= What to work on =
Set down the data below from its first line to the line holding "ax.axis('off')", inclusive; omit all pictures.
○ ○ ○ ○ ○ ○ ○
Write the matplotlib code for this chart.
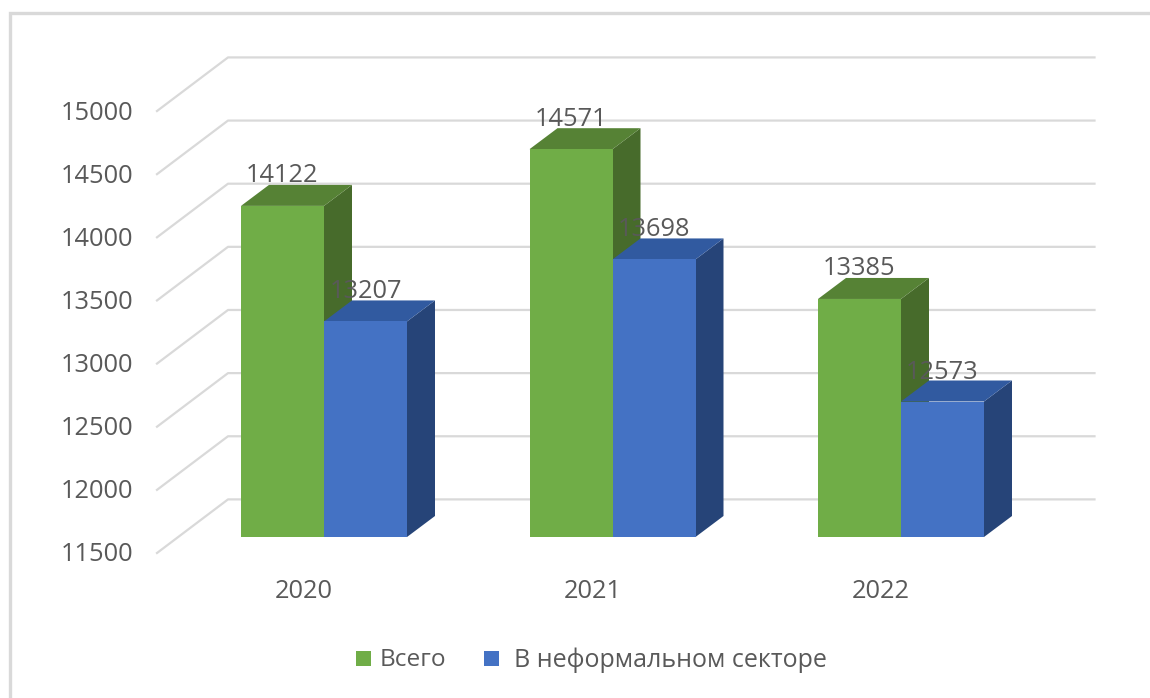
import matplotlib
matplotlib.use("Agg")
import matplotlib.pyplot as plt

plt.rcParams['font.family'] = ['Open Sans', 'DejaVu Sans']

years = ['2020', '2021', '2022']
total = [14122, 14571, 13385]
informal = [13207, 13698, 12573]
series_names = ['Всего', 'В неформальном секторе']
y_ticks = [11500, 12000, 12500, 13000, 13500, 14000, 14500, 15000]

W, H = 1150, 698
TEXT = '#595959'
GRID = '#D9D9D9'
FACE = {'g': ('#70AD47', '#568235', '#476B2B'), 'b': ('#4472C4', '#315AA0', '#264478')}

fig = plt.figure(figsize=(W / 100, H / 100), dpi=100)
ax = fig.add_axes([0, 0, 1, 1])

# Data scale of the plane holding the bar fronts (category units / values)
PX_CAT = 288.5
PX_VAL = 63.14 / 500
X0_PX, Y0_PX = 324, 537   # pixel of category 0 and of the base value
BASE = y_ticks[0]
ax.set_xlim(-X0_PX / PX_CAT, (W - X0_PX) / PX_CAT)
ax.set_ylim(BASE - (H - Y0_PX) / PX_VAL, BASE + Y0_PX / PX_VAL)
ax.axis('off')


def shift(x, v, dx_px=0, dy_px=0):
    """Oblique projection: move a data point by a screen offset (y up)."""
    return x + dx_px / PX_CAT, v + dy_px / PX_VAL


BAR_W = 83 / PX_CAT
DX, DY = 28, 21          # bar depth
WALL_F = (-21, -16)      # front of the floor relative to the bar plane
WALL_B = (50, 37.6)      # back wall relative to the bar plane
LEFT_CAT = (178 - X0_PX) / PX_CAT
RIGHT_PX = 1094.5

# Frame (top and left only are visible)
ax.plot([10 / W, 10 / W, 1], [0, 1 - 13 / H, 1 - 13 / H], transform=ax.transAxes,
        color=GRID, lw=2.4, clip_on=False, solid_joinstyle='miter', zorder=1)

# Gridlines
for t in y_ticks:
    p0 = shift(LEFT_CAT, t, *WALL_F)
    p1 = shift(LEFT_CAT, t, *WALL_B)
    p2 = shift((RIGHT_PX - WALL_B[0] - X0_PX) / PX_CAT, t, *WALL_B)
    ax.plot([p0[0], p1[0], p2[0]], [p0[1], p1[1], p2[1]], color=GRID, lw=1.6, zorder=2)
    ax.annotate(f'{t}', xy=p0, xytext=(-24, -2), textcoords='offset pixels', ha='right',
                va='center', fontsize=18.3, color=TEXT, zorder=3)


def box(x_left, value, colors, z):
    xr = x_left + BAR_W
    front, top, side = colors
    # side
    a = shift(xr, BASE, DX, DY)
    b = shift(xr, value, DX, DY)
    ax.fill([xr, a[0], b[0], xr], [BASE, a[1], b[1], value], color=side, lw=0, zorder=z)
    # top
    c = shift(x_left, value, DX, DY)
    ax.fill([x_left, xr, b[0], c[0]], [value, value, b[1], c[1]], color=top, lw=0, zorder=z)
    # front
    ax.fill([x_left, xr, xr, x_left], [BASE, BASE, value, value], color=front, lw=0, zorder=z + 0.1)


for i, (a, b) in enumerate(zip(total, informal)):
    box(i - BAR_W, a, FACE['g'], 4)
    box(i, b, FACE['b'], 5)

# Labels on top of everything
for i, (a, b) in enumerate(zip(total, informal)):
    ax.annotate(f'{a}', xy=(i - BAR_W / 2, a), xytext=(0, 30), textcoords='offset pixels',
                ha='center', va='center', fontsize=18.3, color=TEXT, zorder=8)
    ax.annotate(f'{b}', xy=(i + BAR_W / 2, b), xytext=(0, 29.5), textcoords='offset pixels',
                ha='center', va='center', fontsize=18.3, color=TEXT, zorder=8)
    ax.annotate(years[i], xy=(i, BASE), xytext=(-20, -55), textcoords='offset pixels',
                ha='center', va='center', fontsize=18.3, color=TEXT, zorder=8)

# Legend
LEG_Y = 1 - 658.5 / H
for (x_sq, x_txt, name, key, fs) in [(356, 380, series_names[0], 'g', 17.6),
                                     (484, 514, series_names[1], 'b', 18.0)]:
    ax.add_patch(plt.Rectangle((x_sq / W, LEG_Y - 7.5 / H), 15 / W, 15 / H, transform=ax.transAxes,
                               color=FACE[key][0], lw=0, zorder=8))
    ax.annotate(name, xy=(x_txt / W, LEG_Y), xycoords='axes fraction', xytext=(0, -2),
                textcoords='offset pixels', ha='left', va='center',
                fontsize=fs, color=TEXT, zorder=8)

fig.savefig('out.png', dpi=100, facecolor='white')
○ ○ ○ ○ ○ ○ ○
= Reply to the exercise =
Write the matplotlib code for this chart.
import matplotlib
matplotlib.use("Agg")
import matplotlib.pyplot as plt

plt.rcParams['font.family'] = ['Open Sans', 'DejaVu Sans']

years = ['2020', '2021', '2022']
total = [14122, 14571, 13385]
informal = [13207, 13698, 12573]
series_names = ['Всего', 'В неформальном секторе']
y_ticks = [11500, 12000, 12500, 13000, 13500, 14000, 14500, 15000]

W, H = 1150, 698
TEXT = '#595959'
GRID = '#D9D9D9'
FACE = {'g': ('#70AD47', '#568235', '#476B2B'), 'b': ('#4472C4', '#315AA0', '#264478')}

fig = plt.figure(figsize=(W / 100, H / 100), dpi=100)
ax = fig.add_axes([0, 0, 1, 1])

# Data scale of the plane holding the bar fronts (category units / values)
PX_CAT = 288.5
PX_VAL = 63.14 / 500
X0_PX, Y0_PX = 324, 537   # pixel of category 0 and of the base value
BASE = y_ticks[0]
ax.set_xlim(-X0_PX / PX_CAT, (W - X0_PX) / PX_CAT)
ax.set_ylim(BASE - (H - Y0_PX) / PX_VAL, BASE + Y0_PX / PX_VAL)
ax.axis('off')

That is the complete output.